Qui a concrètement envisagé ce démantèlement ?

Laurent Vernet reconnaît avoir été “effleuré par l’idée“ dans un cadre privé, « rien de plus« , compte tenu “de son gouffre financier insurmontable“. Pour rappel, la mairie de Vallouise-Pelvoux a repris la gestion de la station l’an dernier. Désormais, elle est donc contrainte d’équilibrer les comptes en cas de déficit. Cet hiver, celui-ci s’élevait à 571.000 €, somme qui s’ajoute au remboursement d’emprunts. Au total, la station représente près de 30% du budget de 2022 de la commune. L’inquiétude pourrait encore grandir la saison prochaine à cause de l’explosion du prix de l’électricité, multiplié par quatre environ. Toute une économie tient sur cette seule station, mais la commune a-t-elle les moyens de poursuivre l’exploitation avec un tel déficit annuel, sans ajourner d’autres projets d’investissement, ni augmenter les impôts ?
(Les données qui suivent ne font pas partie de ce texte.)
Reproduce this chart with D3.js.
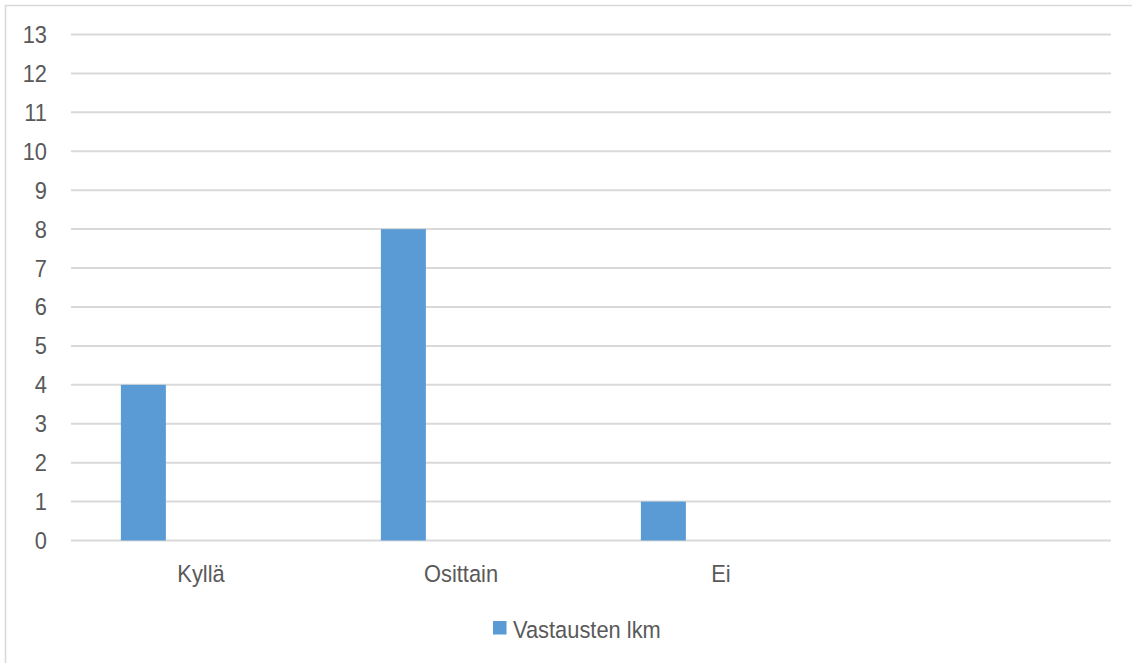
<!DOCTYPE html>
<html>
<head>
<meta charset="utf-8">
<script src="https://cdn.jsdelivr.net/npm/d3@7"></script>
<style>
  html, body { margin: 0; padding: 0; background: #fff; }
  svg { display: block; }
  text { font-family: "Liberation Sans", Arial, sans-serif; fill: #595959; }
</style>
</head>
<body>
<svg id="chart" width="1132" height="663"></svg>
<script>
// Survey answers: number of responses per option
const categories = ["Kyllä", "Osittain", "Ei", ""];
const seriesName = "Vastausten lkm";
const values = [4, 8, 1, null];
const yTicks = [0, 1, 2, 3, 4, 5, 6, 7, 8, 9, 10, 11, 12, 13];

const W = 1132, H = 663;
const plot = { left: 71, right: 1111, top: 34.5, bottom: 540.5 };
const fontSize = 23.5, squeeze = 0.93;
const barColor = "#5b9bd5", gridColor = "#d9d9d9";

const svg = d3.select("#chart");

// outer frame
svg.append("rect")
  .attr("x", 5.5).attr("y", 5.5)
  .attr("width", 1200).attr("height", 700)
  .attr("fill", "none").attr("stroke", gridColor).attr("stroke-width", 1.5);

const x = d3.scaleBand().domain(categories).range([plot.left, plot.right]).padding(0);
const y = d3.scaleLinear().domain([0, 13]).range([plot.bottom, plot.top]);

// bar slot within each category
const inner = d3.scaleBand().domain([seriesName]).range([0, x.bandwidth()])
  .paddingOuter(2.39).align(0.232);

// horizontal gridlines
svg.append("g").selectAll("line").data(yTicks).join("line")
  .attr("x1", plot.left).attr("x2", plot.right)
  .attr("y1", d => y(d)).attr("y2", d => y(d))
  .attr("stroke", gridColor).attr("stroke-width", 2);

// narrow text helper
function label(g, tx, ty, str, anchor) {
  g.append("g")
    .attr("transform", `translate(${tx},${ty}) scale(${squeeze},1)`)
    .append("text")
    .attr("text-anchor", anchor)
    .attr("font-size", fontSize)
    .text(str);
}

// y axis labels
const yAxisG = svg.append("g");
yTicks.forEach(t => label(yAxisG, 47, y(t) + 8.5, String(t), "end"));

// bars
const data = categories.map((c, i) => ({ c, v: values[i] })).filter(d => d.v != null);
svg.append("g").selectAll("rect").data(data).join("rect")
  .attr("x", d => x(d.c) + inner(seriesName))
  .attr("width", inner.bandwidth())
  .attr("y", d => y(d.v))
  .attr("height", d => y(0) - y(d.v))
  .attr("fill", barColor);

// category labels
const xAxisG = svg.append("g");
categories.forEach(c => {
  if (c) label(xAxisG, x(c) + x.bandwidth() / 2, 582, c, "middle");
});

// legend
const lg = svg.append("g");
lg.append("rect").attr("x", 493).attr("y", 621).attr("width", 13.5).attr("height", 13.5).attr("fill", barColor);
label(lg, 513, 637.5, seriesName, "start");
</script>
</body>
</html>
Discussions oui, mais jamais de négociations !

Christian Canton, ex-Premier adjoint à la mairie de Vallouise-Pelvoux

Sur la question du démantèlement, pour les mêmes raisons, Christian Canton admet deux échanges téléphoniques entre la mairie de Vallouise-Pelvoux et le directeur du domaine de Puy-Saint-Vincent. Le premier a été conduit par la gestionnaire du domaine de Pelvoux. Le second, par lui-même. Prix de rachat estimé du télésiège des crêtes : 2,6 millions d’euros. La station voisine aurait pu être intéressée pour le racheter, car elle prévoit de remplacer l’un des siens, vieillissant, dont la mise en route est annoncée pour Noël 2023. “Discussions oui, mais jamais de négociations !“ martèle Christian Canton. Les délais imposés par Puy-Saint-Vincent, une décision avant fin 2022, empêchaient la consultation citoyenne souhaitée par l’ancien Premier adjoint.

En conclusion, avant toute prise de position, les deux camps, Canton comme Vernet, espèrent un hiver « normal » pour bénéficier d’une réelle visibilité sur les coûts. Ensuite, ils souhaitent une meilleure gestion des moyens techniques pour faire des économies. En parallèle, ils appellent à consulter la population en lui exposant les pistes d’avenir possibles de la station.